Someone my boys met on Shabbos told them that someone near him fainted and the barrier was put into place in order to evacuate him, and as they put the barrier into place, this man asked to be let out and they put the barrier back right behind him – he was the last one out. Many people from the outside, including the police, tried to remove this gate when they saw people were trapped but it was a riot gate and it’s activated by pressure (if I understood correctly). They did succeed in pulling down some aluminum siding that allowed some people to file out. Please be clear that I have absolutely no desire to point fingers at anyone, and I’m not playing reporter. I’m noting the huge discrepancy between what I heard about and what I read about. If this is even partially true – and I put my trust much more in people who were there sharing their first hand experiences – it’s obvious why it’s not being written about, since the outage and anger about this catastrophic human error would be overwhelming. **
I was deeply disturbed that regardless of what really did or didn’t happen – at a time that one’s natural instincts call out for unity and compassion – the media instead chose to create a narrative that would place the blame on the victims themselves, on the charedi community, sowing dissension and hatred.
Many people were there and unharmed – but not unaffected. My ds22 saw some younger guys from his yeshiva crying when he got there, and went over to talk to them. One told him, sobbing,’I just saw ten people die in front of my eyes.’ There were so many aspects of this that have created a psychological toll that will need to be addressed.
For our family, it helped that my boys were all there together, and for the younger ones, that they had an older brother who they trusted to take care of them in the midst of complete chaos. I think this is a huge part of why they’re processing everything as well as they are.
My fifteen year old is very angry – angry that this happened, angry that the police he encountered afterward seemed to have no concern for those there and didn’t do anything to assist them, when they had the power to do so. This didn’t come out of nowhere – he shared with me things he saw and heard that were upsetting.

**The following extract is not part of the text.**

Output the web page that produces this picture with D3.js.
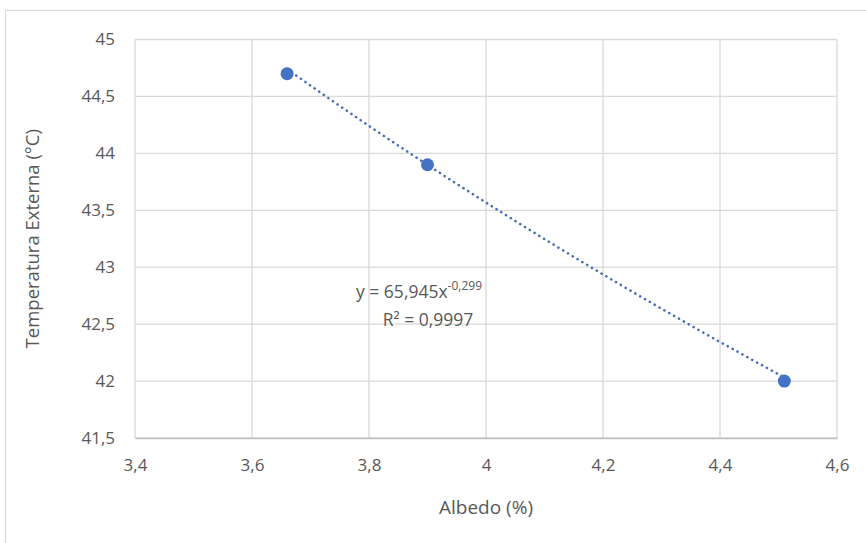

It was hard for me to hear the intensity of his feelings, but I’m relieved he was able to express some of his pent-up emotion. It would be unhealthy if he kept it in and didn’t talk about it at all, and anger is a normal response for what he saw. We’ll continue to discuss this as time goes on. There’s a time to talk about giving the benefit of the doubt and this is a constant topic in my home, but this wasn’t the time to talk about that.
Everyone processes in his own way. With my thirteen year old, I shared the list of those who died, each one a tragedy of its own, and discussed the role that G-d plays in a disaster like this.
With family members who weren’t there, we discussed the guilt of feeling relieved when we heard that our family members were safe, knowing that others didn’t share that experience.
I don’t know how to close this post – because in the face of so much anguish, anything I can say is trite and inadequate. Our hearts and prayers are with all of those who experienced loss of loved ones, who were injured, or who were traumatized by the events they experienced.